## [What this task involves]
Restate each line word for word. Leave out every picture.

## [Stored data]

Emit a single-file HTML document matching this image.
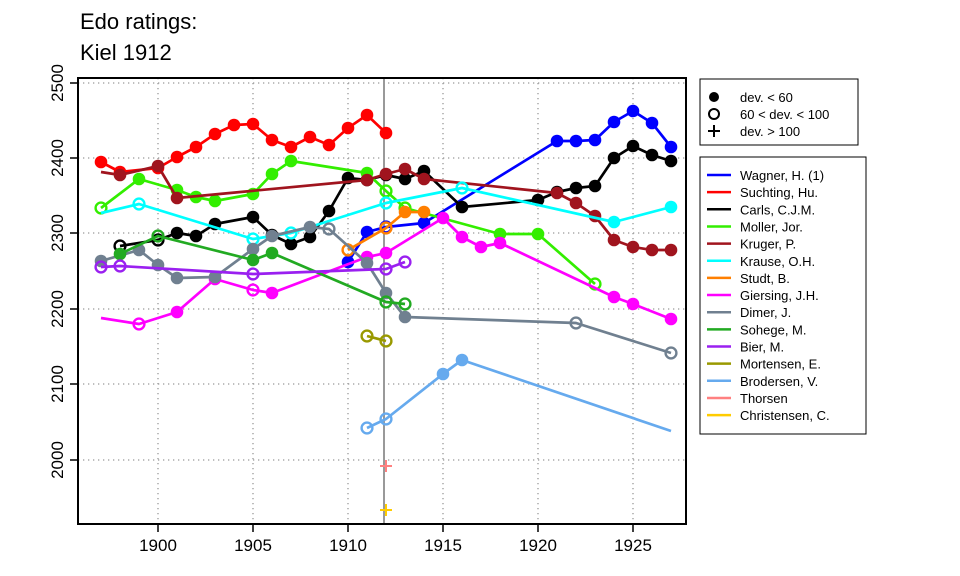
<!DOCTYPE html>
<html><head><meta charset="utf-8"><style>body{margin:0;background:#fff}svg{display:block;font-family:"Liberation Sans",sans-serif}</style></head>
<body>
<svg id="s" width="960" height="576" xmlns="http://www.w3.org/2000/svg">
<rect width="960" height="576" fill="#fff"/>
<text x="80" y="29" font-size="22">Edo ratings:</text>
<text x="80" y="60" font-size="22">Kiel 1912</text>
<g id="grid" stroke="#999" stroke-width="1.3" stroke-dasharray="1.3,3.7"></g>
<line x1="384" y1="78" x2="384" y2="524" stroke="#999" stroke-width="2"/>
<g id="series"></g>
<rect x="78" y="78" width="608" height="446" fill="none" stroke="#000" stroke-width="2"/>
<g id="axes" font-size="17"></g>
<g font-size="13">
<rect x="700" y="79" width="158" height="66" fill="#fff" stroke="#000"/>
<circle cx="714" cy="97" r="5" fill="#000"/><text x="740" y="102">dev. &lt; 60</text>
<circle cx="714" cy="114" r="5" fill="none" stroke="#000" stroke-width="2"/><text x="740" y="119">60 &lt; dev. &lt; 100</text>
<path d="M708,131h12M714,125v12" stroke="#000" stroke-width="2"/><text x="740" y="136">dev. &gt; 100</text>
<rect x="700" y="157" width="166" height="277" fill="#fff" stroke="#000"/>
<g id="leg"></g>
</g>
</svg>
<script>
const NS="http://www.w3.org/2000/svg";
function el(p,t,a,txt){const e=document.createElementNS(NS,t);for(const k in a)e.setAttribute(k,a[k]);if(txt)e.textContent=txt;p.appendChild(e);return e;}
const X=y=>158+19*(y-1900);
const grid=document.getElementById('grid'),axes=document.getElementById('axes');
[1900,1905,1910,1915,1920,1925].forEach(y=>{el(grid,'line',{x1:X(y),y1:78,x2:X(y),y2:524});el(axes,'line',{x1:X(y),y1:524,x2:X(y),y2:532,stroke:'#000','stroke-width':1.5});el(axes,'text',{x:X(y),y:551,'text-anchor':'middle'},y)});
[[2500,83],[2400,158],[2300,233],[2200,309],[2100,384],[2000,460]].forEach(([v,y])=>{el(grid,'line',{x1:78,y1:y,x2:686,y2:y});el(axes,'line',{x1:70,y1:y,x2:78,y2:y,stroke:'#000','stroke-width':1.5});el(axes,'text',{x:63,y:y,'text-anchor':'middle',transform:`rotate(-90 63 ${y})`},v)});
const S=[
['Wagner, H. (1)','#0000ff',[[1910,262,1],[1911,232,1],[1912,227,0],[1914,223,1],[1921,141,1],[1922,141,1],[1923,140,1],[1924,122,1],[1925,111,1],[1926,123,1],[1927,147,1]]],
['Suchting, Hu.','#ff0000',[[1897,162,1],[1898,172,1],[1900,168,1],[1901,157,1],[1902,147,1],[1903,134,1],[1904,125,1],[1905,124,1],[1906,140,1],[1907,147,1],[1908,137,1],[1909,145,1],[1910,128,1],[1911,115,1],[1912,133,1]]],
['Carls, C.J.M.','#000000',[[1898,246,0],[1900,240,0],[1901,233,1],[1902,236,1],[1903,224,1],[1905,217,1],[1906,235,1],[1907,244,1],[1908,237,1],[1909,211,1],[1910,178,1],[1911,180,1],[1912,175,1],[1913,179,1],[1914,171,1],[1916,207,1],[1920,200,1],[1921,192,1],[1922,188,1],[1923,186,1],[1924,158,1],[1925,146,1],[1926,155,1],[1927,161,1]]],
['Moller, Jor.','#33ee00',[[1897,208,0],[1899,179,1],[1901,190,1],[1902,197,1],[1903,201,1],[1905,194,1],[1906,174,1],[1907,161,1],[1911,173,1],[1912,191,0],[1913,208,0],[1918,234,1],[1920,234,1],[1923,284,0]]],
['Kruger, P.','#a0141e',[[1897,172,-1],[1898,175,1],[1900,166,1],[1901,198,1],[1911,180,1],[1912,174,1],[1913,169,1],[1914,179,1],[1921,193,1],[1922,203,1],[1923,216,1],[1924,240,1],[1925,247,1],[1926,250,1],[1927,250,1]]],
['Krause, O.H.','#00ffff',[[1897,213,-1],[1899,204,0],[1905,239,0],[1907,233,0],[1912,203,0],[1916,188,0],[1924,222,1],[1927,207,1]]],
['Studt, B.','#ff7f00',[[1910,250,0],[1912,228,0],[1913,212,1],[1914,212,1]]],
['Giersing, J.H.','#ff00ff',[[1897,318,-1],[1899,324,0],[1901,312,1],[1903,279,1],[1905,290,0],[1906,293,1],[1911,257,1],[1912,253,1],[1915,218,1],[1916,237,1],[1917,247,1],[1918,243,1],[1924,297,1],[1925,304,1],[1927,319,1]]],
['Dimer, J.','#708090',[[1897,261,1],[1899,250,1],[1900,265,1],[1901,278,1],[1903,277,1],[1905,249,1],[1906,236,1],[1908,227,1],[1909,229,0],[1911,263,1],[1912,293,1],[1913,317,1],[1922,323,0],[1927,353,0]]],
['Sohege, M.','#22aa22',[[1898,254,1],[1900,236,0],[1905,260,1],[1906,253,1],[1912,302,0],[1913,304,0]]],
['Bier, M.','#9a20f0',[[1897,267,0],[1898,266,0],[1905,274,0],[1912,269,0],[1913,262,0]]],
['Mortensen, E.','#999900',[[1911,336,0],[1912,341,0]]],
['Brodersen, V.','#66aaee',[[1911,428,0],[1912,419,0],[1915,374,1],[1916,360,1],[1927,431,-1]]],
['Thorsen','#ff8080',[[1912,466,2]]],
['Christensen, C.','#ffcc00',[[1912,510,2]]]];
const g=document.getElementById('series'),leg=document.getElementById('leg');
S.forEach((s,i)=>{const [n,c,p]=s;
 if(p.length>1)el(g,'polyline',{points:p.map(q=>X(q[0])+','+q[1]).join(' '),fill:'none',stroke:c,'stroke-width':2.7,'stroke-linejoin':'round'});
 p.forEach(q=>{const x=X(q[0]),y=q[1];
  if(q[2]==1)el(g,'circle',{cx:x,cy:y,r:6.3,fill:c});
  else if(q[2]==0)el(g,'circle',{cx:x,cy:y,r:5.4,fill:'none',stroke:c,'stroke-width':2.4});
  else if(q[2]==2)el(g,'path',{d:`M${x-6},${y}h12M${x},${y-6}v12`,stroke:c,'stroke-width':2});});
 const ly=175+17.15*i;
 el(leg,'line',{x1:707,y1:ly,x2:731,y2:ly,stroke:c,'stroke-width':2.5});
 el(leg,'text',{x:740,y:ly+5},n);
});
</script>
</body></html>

## [Solution for this exercise]
Emit a single-file HTML document matching this image.
<!DOCTYPE html>
<html><head><meta charset="utf-8"><style>body{margin:0;background:#fff}svg{display:block;font-family:"Liberation Sans",sans-serif}</style></head>
<body>
<svg id="s" width="960" height="576" xmlns="http://www.w3.org/2000/svg">
<rect width="960" height="576" fill="#fff"/>
<text x="80" y="29" font-size="22">Edo ratings:</text>
<text x="80" y="60" font-size="22">Kiel 1912</text>
<g id="grid" stroke="#999" stroke-width="1.3" stroke-dasharray="1.3,3.7"></g>
<line x1="384" y1="78" x2="384" y2="524" stroke="#999" stroke-width="2"/>
<g id="series"></g>
<rect x="78" y="78" width="608" height="446" fill="none" stroke="#000" stroke-width="2"/>
<g id="axes" font-size="17"></g>
<g font-size="13">
<rect x="700" y="79" width="158" height="66" fill="#fff" stroke="#000"/>
<circle cx="714" cy="97" r="5" fill="#000"/><text x="740" y="102">dev. &lt; 60</text>
<circle cx="714" cy="114" r="5" fill="none" stroke="#000" stroke-width="2"/><text x="740" y="119">60 &lt; dev. &lt; 100</text>
<path d="M708,131h12M714,125v12" stroke="#000" stroke-width="2"/><text x="740" y="136">dev. &gt; 100</text>
<rect x="700" y="157" width="166" height="277" fill="#fff" stroke="#000"/>
<g id="leg"></g>
</g>
</svg>
<script>
const NS="http://www.w3.org/2000/svg";
function el(p,t,a,txt){const e=document.createElementNS(NS,t);for(const k in a)e.setAttribute(k,a[k]);if(txt)e.textContent=txt;p.appendChild(e);return e;}
const X=y=>158+19*(y-1900);
const grid=document.getElementById('grid'),axes=document.getElementById('axes');
[1900,1905,1910,1915,1920,1925].forEach(y=>{el(grid,'line',{x1:X(y),y1:78,x2:X(y),y2:524});el(axes,'line',{x1:X(y),y1:524,x2:X(y),y2:532,stroke:'#000','stroke-width':1.5});el(axes,'text',{x:X(y),y:551,'text-anchor':'middle'},y)});
[[2500,83],[2400,158],[2300,233],[2200,309],[2100,384],[2000,460]].forEach(([v,y])=>{el(grid,'line',{x1:78,y1:y,x2:686,y2:y});el(axes,'line',{x1:70,y1:y,x2:78,y2:y,stroke:'#000','stroke-width':1.5});el(axes,'text',{x:63,y:y,'text-anchor':'middle',transform:`rotate(-90 63 ${y})`},v)});
const S=[
['Wagner, H. (1)','#0000ff',[[1910,262,1],[1911,232,1],[1912,227,0],[1914,223,1],[1921,141,1],[1922,141,1],[1923,140,1],[1924,122,1],[1925,111,1],[1926,123,1],[1927,147,1]]],
['Suchting, Hu.','#ff0000',[[1897,162,1],[1898,172,1],[1900,168,1],[1901,157,1],[1902,147,1],[1903,134,1],[1904,125,1],[1905,124,1],[1906,140,1],[1907,147,1],[1908,137,1],[1909,145,1],[1910,128,1],[1911,115,1],[1912,133,1]]],
['Carls, C.J.M.','#000000',[[1898,246,0],[1900,240,0],[1901,233,1],[1902,236,1],[1903,224,1],[1905,217,1],[1906,235,1],[1907,244,1],[1908,237,1],[1909,211,1],[1910,178,1],[1911,180,1],[1912,175,1],[1913,179,1],[1914,171,1],[1916,207,1],[1920,200,1],[1921,192,1],[1922,188,1],[1923,186,1],[1924,158,1],[1925,146,1],[1926,155,1],[1927,161,1]]],
['Moller, Jor.','#33ee00',[[1897,208,0],[1899,179,1],[1901,190,1],[1902,197,1],[1903,201,1],[1905,194,1],[1906,174,1],[1907,161,1],[1911,173,1],[1912,191,0],[1913,208,0],[1918,234,1],[1920,234,1],[1923,284,0]]],
['Kruger, P.','#a0141e',[[1897,172,-1],[1898,175,1],[1900,166,1],[1901,198,1],[1911,180,1],[1912,174,1],[1913,169,1],[1914,179,1],[1921,193,1],[1922,203,1],[1923,216,1],[1924,240,1],[1925,247,1],[1926,250,1],[1927,250,1]]],
['Krause, O.H.','#00ffff',[[1897,213,-1],[1899,204,0],[1905,239,0],[1907,233,0],[1912,203,0],[1916,188,0],[1924,222,1],[1927,207,1]]],
['Studt, B.','#ff7f00',[[1910,250,0],[1912,228,0],[1913,212,1],[1914,212,1]]],
['Giersing, J.H.','#ff00ff',[[1897,318,-1],[1899,324,0],[1901,312,1],[1903,279,1],[1905,290,0],[1906,293,1],[1911,257,1],[1912,253,1],[1915,218,1],[1916,237,1],[1917,247,1],[1918,243,1],[1924,297,1],[1925,304,1],[1927,319,1]]],
['Dimer, J.','#708090',[[1897,261,1],[1899,250,1],[1900,265,1],[1901,278,1],[1903,277,1],[1905,249,1],[1906,236,1],[1908,227,1],[1909,229,0],[1911,263,1],[1912,293,1],[1913,317,1],[1922,323,0],[1927,353,0]]],
['Sohege, M.','#22aa22',[[1898,254,1],[1900,236,0],[1905,260,1],[1906,253,1],[1912,302,0],[1913,304,0]]],
['Bier, M.','#9a20f0',[[1897,267,0],[1898,266,0],[1905,274,0],[1912,269,0],[1913,262,0]]],
['Mortensen, E.','#999900',[[1911,336,0],[1912,341,0]]],
['Brodersen, V.','#66aaee',[[1911,428,0],[1912,419,0],[1915,374,1],[1916,360,1],[1927,431,-1]]],
['Thorsen','#ff8080',[[1912,466,2]]],
['Christensen, C.','#ffcc00',[[1912,510,2]]]];
const g=document.getElementById('series'),leg=document.getElementById('leg');
S.forEach((s,i)=>{const [n,c,p]=s;
 if(p.length>1)el(g,'polyline',{points:p.map(q=>X(q[0])+','+q[1]).join(' '),fill:'none',stroke:c,'stroke-width':2.7,'stroke-linejoin':'round'});
 p.forEach(q=>{const x=X(q[0]),y=q[1];
  if(q[2]==1)el(g,'circle',{cx:x,cy:y,r:6.3,fill:c});
  else if(q[2]==0)el(g,'circle',{cx:x,cy:y,r:5.4,fill:'none',stroke:c,'stroke-width':2.4});
  else if(q[2]==2)el(g,'path',{d:`M${x-6},${y}h12M${x},${y-6}v12`,stroke:c,'stroke-width':2});});
 const ly=175+17.15*i;
 el(leg,'line',{x1:707,y1:ly,x2:731,y2:ly,stroke:c,'stroke-width':2.5});
 el(leg,'text',{x:740,y:ly+5},n);
});
</script>
</body></html>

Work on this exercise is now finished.